- Set problem -
Return the listing below exactly, with the pictures dropped.

- Stored dataset items -
____________________

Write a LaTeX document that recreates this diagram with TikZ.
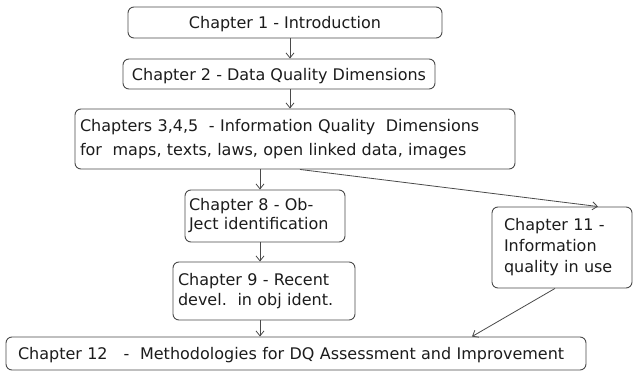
\documentclass[tikz,border=0pt]{standalone}
\usepackage{fontspec}
\setmainfont{DejaVu Sans}
\usetikzlibrary{arrows.meta}
\definecolor{edge}{HTML}{4A4A4A}
\definecolor{ink}{HTML}{1C1C1C}
\tikzset{
  chapbox/.style={draw=edge, line width=0.9pt, rounded corners=6pt,
    text=ink, font=\fontsize{16}{21}\selectfont, inner ysep=0pt},
  oneline/.style={text depth=0pt},
  flow/.style={draw=edge, line width=0.8pt,
    -{Straight Barb[length=5pt,width=8pt,line width=0.8pt]}},
}
\begin{document}
\begin{tikzpicture}[x=1pt,y=-1pt]
\useasboundingbox (0,0) rectangle (634,371);
\fill[white] (0,0) rectangle (634,371);

% chapter boxes (centre, size)
\node[chapbox, oneline, minimum width=314pt, minimum height=31pt, align=center]
  (c1) at (285,22.5) {Chapter 1 - Introduction};
\node[chapbox, oneline, minimum width=312pt, minimum height=30pt, align=center]
  (c2) at (279,74) {Chapter 2 - Data Quality Dimensions};
\node[chapbox, minimum width=440pt, minimum height=60pt, inner xsep=5pt,
  text width=430pt, align=left, font=\fontsize{16}{24}\selectfont]
  (c3) at (295,139) {Chapters 3,4,5\ \ - Information Quality\ \ Dimensions\\
  for\ \ maps, texts, laws, open linked data, images};
\node[chapbox, minimum width=160pt, minimum height=52pt, inner xsep=4pt,
  text width=152pt, align=left, font=\fontsize{16}{19}\selectfont]
  (c8) at (265,216) {Chapter 8 - Ob-\\Ject identification};
\node[chapbox, minimum width=182pt, minimum height=58pt, inner xsep=5pt,
  text width=172pt, align=left, font=\fontsize{16}{20}\selectfont]
  (c9) at (264,291) {Chapter 9 - Recent\\devel.\ \ in obj ident.};
\node[chapbox, minimum width=140pt, minimum height=81pt, inner xsep=12pt,
  text width=116pt, align=left]
  (c11) at (562,247.5) {Chapter 11 -\\Information\\quality in use};
\node[chapbox, oneline, minimum width=580pt, minimum height=33pt, inner xsep=12pt,
  text width=556pt, align=left]
  (c12) at (296,353.5) {Chapter 12\ \ \ -\ \ Methodologies for DQ Assessment and Improvement};

% connector columns
\coordinate (k260) at (260,0);
\coordinate (k290) at (290,0);
\coordinate (k300) at (300,0);
\coordinate (k598) at (598,0);
\coordinate (k555) at (555,0);
\coordinate (k472) at (472,0);

\draw[flow] (c1.south -| k290) -- (c2.north -| k290);
\draw[flow] (c2.south -| k290) -- (c3.north -| k290);
\draw[flow] (c3.south -| k260) -- (c8.north -| k260);
\draw[flow] (c3.south -| k300) -- (c11.north -| k598);
\draw[flow] (c8.south -| k260) -- (c9.north -| k260);
\draw[flow] (c9.south -| k260) -- (c12.north -| k260);
\draw[flow] (c11.south -| k555) -- (c12.north -| k472);
\end{tikzpicture}
\end{document}
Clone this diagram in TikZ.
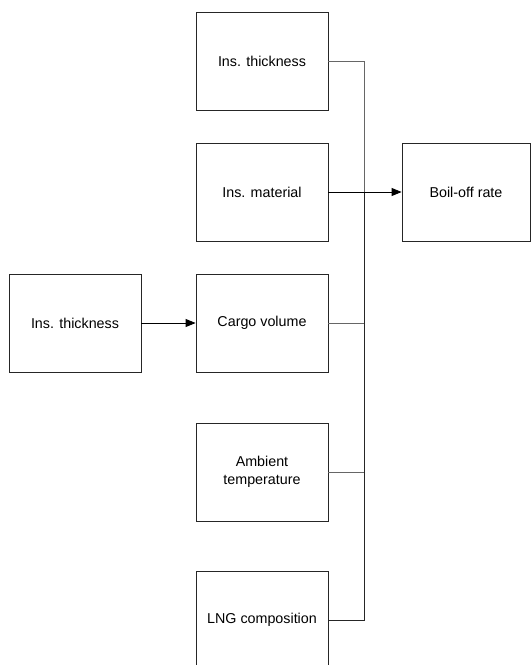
\documentclass[tikz,border=0pt]{standalone}
\usepackage{fontspec}
\setmainfont{Liberation Sans}
\usetikzlibrary{arrows.meta}
\tikzset{
  factor/.style={draw=black!85, line width=0.8pt, minimum width=132pt,
    minimum height=98pt, inner sep=2pt, align=center,
    font=\fontsize{14.3}{17.5}\selectfont},
  link/.style={draw=black!60, line width=0.8pt},
  feed/.style={link, draw=black, -{Triangle[length=10pt,width=8pt]}}
}
\begin{document}
\begin{tikzpicture}[x=1pt,y=1pt]
                \useasboundingbox (0,0) rectangle (531,-665);
                \clip (0,0) rectangle (531,-665);

                \node[factor] (thick) at (262,-61)  {Ins. thickness};
                \node[factor] (mat)   at (262,-192) {Ins. material};
                \node[factor] (cargo) at (262,-323) {Cargo volume};
                \node[factor] (amb)   at (262,-472) {Ambient\\temperature};
                \node[factor] (lng)   at (262,-620) {LNG composition};
                \node[factor] (left)  at (75,-323)  {Ins. thickness};
                \node[factor, minimum width=128pt] (bor) at (466,-192) {Boil-off rate};

                \coordinate (bus) at (364,-192);

                \draw[link] (thick.east) -| (bus);
                \draw[link] (cargo.east) -| (bus);
                \draw[link] (amb.east) -| (bus);
                \draw[link, draw=black!85] (lng.east) -| (bus);
                \draw[feed] (mat.east) -- (bor.west);
                \draw[feed] (left.east) -- (cargo.west);
            \end{tikzpicture}
\end{document}
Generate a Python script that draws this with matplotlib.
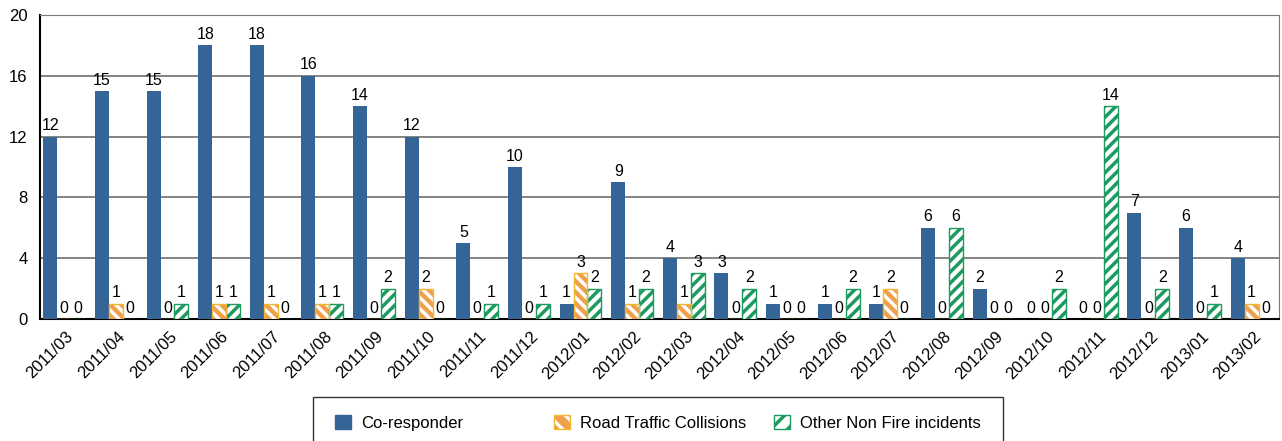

____________________

- Written answer -
Write a LaTeX document that recreates this diagram with TikZ.
\documentclass[tikz,border=0pt]{standalone}
\usepackage{fontspec}
\setmainfont{DejaVu Sans}
\usetikzlibrary{arrows.meta}
\definecolor{edge}{HTML}{4A4A4A}
\definecolor{ink}{HTML}{1C1C1C}
\tikzset{
  chapbox/.style={draw=edge, line width=0.9pt, rounded corners=6pt,
    text=ink, font=\fontsize{16}{21}\selectfont, inner ysep=0pt},
  oneline/.style={text depth=0pt},
  flow/.style={draw=edge, line width=0.8pt,
    -{Straight Barb[length=5pt,width=8pt,line width=0.8pt]}},
}
\begin{document}
\begin{tikzpicture}[x=1pt,y=-1pt]
\useasboundingbox (0,0) rectangle (634,371);
\fill[white] (0,0) rectangle (634,371);

% chapter boxes (centre, size)
\node[chapbox, oneline, minimum width=314pt, minimum height=31pt, align=center]
  (c1) at (285,22.5) {Chapter 1 - Introduction};
\node[chapbox, oneline, minimum width=312pt, minimum height=30pt, align=center]
  (c2) at (279,74) {Chapter 2 - Data Quality Dimensions};
\node[chapbox, minimum width=440pt, minimum height=60pt, inner xsep=5pt,
  text width=430pt, align=left, font=\fontsize{16}{24}\selectfont]
  (c3) at (295,139) {Chapters 3,4,5\ \ - Information Quality\ \ Dimensions\\
  for\ \ maps, texts, laws, open linked data, images};
\node[chapbox, minimum width=160pt, minimum height=52pt, inner xsep=4pt,
  text width=152pt, align=left, font=\fontsize{16}{19}\selectfont]
  (c8) at (265,216) {Chapter 8 - Ob-\\Ject identification};
\node[chapbox, minimum width=182pt, minimum height=58pt, inner xsep=5pt,
  text width=172pt, align=left, font=\fontsize{16}{20}\selectfont]
  (c9) at (264,291) {Chapter 9 - Recent\\devel.\ \ in obj ident.};
\node[chapbox, minimum width=140pt, minimum height=81pt, inner xsep=12pt,
  text width=116pt, align=left]
  (c11) at (562,247.5) {Chapter 11 -\\Information\\quality in use};
\node[chapbox, oneline, minimum width=580pt, minimum height=33pt, inner xsep=12pt,
  text width=556pt, align=left]
  (c12) at (296,353.5) {Chapter 12\ \ \ -\ \ Methodologies for DQ Assessment and Improvement};

% connector columns
\coordinate (k260) at (260,0);
\coordinate (k290) at (290,0);
\coordinate (k300) at (300,0);
\coordinate (k598) at (598,0);
\coordinate (k555) at (555,0);
\coordinate (k472) at (472,0);

\draw[flow] (c1.south -| k290) -- (c2.north -| k290);
\draw[flow] (c2.south -| k290) -- (c3.north -| k290);
\draw[flow] (c3.south -| k260) -- (c8.north -| k260);
\draw[flow] (c3.south -| k300) -- (c11.north -| k598);
\draw[flow] (c8.south -| k260) -- (c9.north -| k260);
\draw[flow] (c9.south -| k260) -- (c12.north -| k260);
\draw[flow] (c11.south -| k555) -- (c12.north -| k472);
\end{tikzpicture}
\end{document}
Clone this diagram in TikZ.
\documentclass[tikz,border=0pt]{standalone}
\usepackage{fontspec}
\setmainfont{Liberation Sans}
\usetikzlibrary{arrows.meta}
\tikzset{
  factor/.style={draw=black!85, line width=0.8pt, minimum width=132pt,
    minimum height=98pt, inner sep=2pt, align=center,
    font=\fontsize{14.3}{17.5}\selectfont},
  link/.style={draw=black!60, line width=0.8pt},
  feed/.style={link, draw=black, -{Triangle[length=10pt,width=8pt]}}
}
\begin{document}
\begin{tikzpicture}[x=1pt,y=1pt]
                \useasboundingbox (0,0) rectangle (531,-665);
                \clip (0,0) rectangle (531,-665);

                \node[factor] (thick) at (262,-61)  {Ins. thickness};
                \node[factor] (mat)   at (262,-192) {Ins. material};
                \node[factor] (cargo) at (262,-323) {Cargo volume};
                \node[factor] (amb)   at (262,-472) {Ambient\\temperature};
                \node[factor] (lng)   at (262,-620) {LNG composition};
                \node[factor] (left)  at (75,-323)  {Ins. thickness};
                \node[factor, minimum width=128pt] (bor) at (466,-192) {Boil-off rate};

                \coordinate (bus) at (364,-192);

                \draw[link] (thick.east) -| (bus);
                \draw[link] (cargo.east) -| (bus);
                \draw[link] (amb.east) -| (bus);
                \draw[link, draw=black!85] (lng.east) -| (bus);
                \draw[feed] (mat.east) -- (bor.west);
                \draw[feed] (left.east) -- (cargo.west);
            \end{tikzpicture}
\end{document}
Generate a Python script that draws this with matplotlib.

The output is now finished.